On the other hand, he said on Thursday afternoon: “I have never spoken about Africans, and I would never speak.” After that, however, the Zenit-editor published the audio of the interview, and said that even two other journalists were present. In the tape, the voice of Kasper is clear, and the statements are reproduced faithfully by Zenit. Cardinal Kasper announced on Friday morning to kath.net personally: “I was secretly recorded in a private conversation that was not an interview, with two other journalists and a third writer I do not know and who was not personally introduced to me; I did not comment, and even less did I authorize these words These are not decent journalistic methods.”

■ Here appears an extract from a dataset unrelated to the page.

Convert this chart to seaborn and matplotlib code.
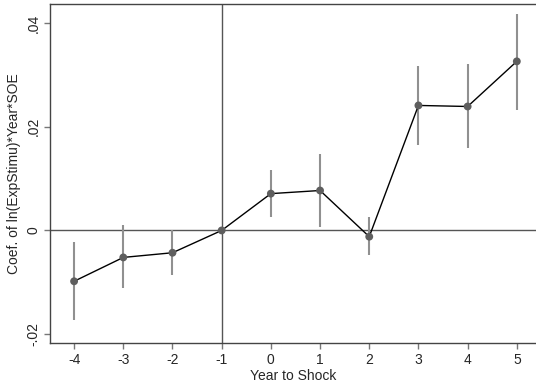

(If you are a fluent German speaker, I would appreciate an improvement on this rendering of Kasper’s words, as reported in kath.net.)

This is remarkable. Kasper knew he was speaking to journalists, even if he did not know who Edward Pentin was (Pentin has been covering the Vatican for 10 years). Yet even though Kasper’s words, as reported, are undeniably true, he is accusing Pentin of ambushing him, and of being an unprofessional journalist. Listen to the tape yourself. It is simply not credible that Kasper was “secretly recorded,” or that this was a “private” conversation. Three journalists stopped the cardinal on a street and asked him straightforward, basic journalistic questions. Listen to the tape yourself. 

I suppose argumentum ad hominem is the last refuge of a scoundrelous prince of the Church. Thank God Pentin has that recording, and was able to make it public on the Internet. Kasper would have sooner seen this man lose his professional reputation than have owned up to the truth of what he, the cardinal, actually said.

Memo to journalists interviewing Walter Kasper in the future: always, always, always have your recorder on. Meanwhile, let us ponder Cardinal Kasper’s principle of media metaphysics: if an act of journalism committed in public redounds to the discredit of a German cardinal, that act of journalism is therefore fictional, no matter what the material evidence for its existence.

Next question: if a tree falls in the woods and Cardinal Kasper isn’t there to hear it, does it make a sound?

(By the way, John L. Allen has a good piece up on the clash between the German-speaking bishops and the African ones at this Synod. In short, he says that the Africans aren’t willing to Stepin Fetchit for the Europeans any longer.)